In the novel Los hermosos, Hernán Vera Álvarez presents moments in the life of a group of undocumented immigrants, mostly Argentines, who share the space of a small Miami apartment. From the story’s beginning, the fragility of each character’s reality is evident: they all travel a rocky path, face obstacles, and struggle to stay afloat. This is difficult to accomplish without legal status. Nonetheless, they all face the same situation and put collective well-being before their own; they support each other, share tips, and even go as far as to show gestures of affection as long as they all follow the rules of crowded apartment life and respect the space. Survival is possible.
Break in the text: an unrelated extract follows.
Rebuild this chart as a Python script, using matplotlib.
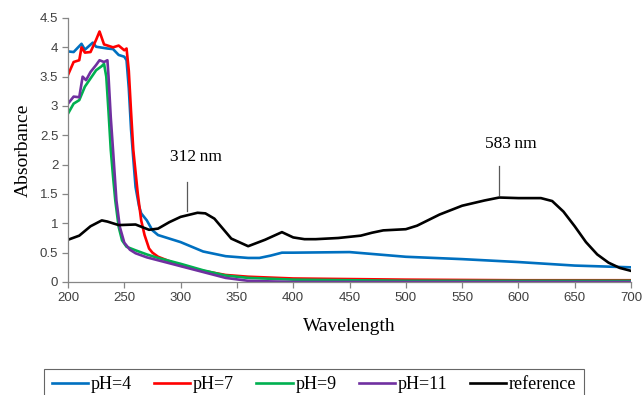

The Miami apartment turns out to be a rendezvous point and can quickly become a transit point. Yuti, the occupant of the only bedroom, coordinates the accommodation process and establishes—by mutual agreement with the tenants—in which corner each person will sleep and the rules to follow. Similarly, Yuti arranges gatherings, suggests the toppings on the pizza when ordering, and partakes in buying candy or chocolate at the gas station. He got to the United States a long time ago, knows how everything works, has experience, and understands the ins and outs of things. Like Marcelito, Paula, Eduardo, Juan, and Frank, he has much to share.
Vera is the tool we have on hand to know what these characters have to share. This is where the value of the novel comes in. Vera proposes a unique approach to the stories of the protagonists. Their experiences pass through the hands of the author, who delivers a diverse narrative landscape that we would probably not expect from a novel. The protagonists tell anecdotes and share their opinions about immigrant life in Miami through sustained dialogue, interrupted by a toast with beers or a phone call from a friend. Various chapters are solely composed of dialogue. It is necessary to keep up, to identify who Juan is, how he is different from Frank, and Frank from Eduardo. In the middle of a dialogue, a memory of a dream from one of the protagonists may suddenly surprise us. In a different chapter, we come across the entries from the diary kept by one of the characters before arriving in Miami, where the character ponders the possible life that awaits between “sun and palm trees, neither English nor Spanish, to be in a no-zone, a place that is neither the United States nor Latin America, something like one language cross-dressed in another’s clothes.” Thus, Vera gives a fragmented glimpse of an ambivalent reality held by a thread that can break at any moment.
Which is precisely what happens (and this is not a spoiler): the order of the precarious stability ruptures. The characters survive on ill-paying jobs, owe rent, try to find better opportunities through someone who knows someone else, and feel nostalgia; sometimes the idea of returning to their homeland creeps up. Memories and their inability to be with their loved ones drive them to move forward toward their goal: to earn more money, enough to make ends meet and send back to their families; perhaps to go back themselves. However, the habit of living in the midst of homesickness is interrupted by the attack on the Twin Towers. The novel takes an unexpected turn at this point. The story transcends out of New York and spreads across the nation, reaches Miami, and penetrates the small apartment where the characters gather.
Vera himself mentions in a note that Los hermosos is so far his most autobiographical book. In 2001 he was undocumented, worked in a shipyard, and shared a tiny apartment in Miami with other immigrants in the same situation (Infobae, 2021.) The September 11 attacks left him jobless, to fend for himself. The same is true of the protagonists of this novel. The events in New York make them anxious about their already fragile future, and because of them they decide to take matters into their own hands, stating, “We do not realize it because we are used to living like lice, but people in the United States don’t live this way.”
Just as the plot takes a turn due to a traumatic historical event, it also does so by incorporating a detective story. Los hermosos is not a crime novel, but it does teeter-totter with the genre and uses its guidelines in character development: the detective, the assistant, and the suspects. As part of the audience and an accomplice to what happened, I followed the clues of the police and inquired (not about the facts but rather about the personality of each character) to foresee their reactions and the findings of the investigation. I must confess that I did not expect the ending. I admit that I lost, the characters were always a step ahead of me. I failed as a detective but won as a reader; I was surprised with the outcome and understood the plot more in-depth; I rewound the story and said to myself, “Of course! How did I not see it before?” I was satisfied, which always happens when I read this author. Now I await the next opportunity to delight and indulge myself in the stories of Miami through the eyes of Hernán Vera Álvarez.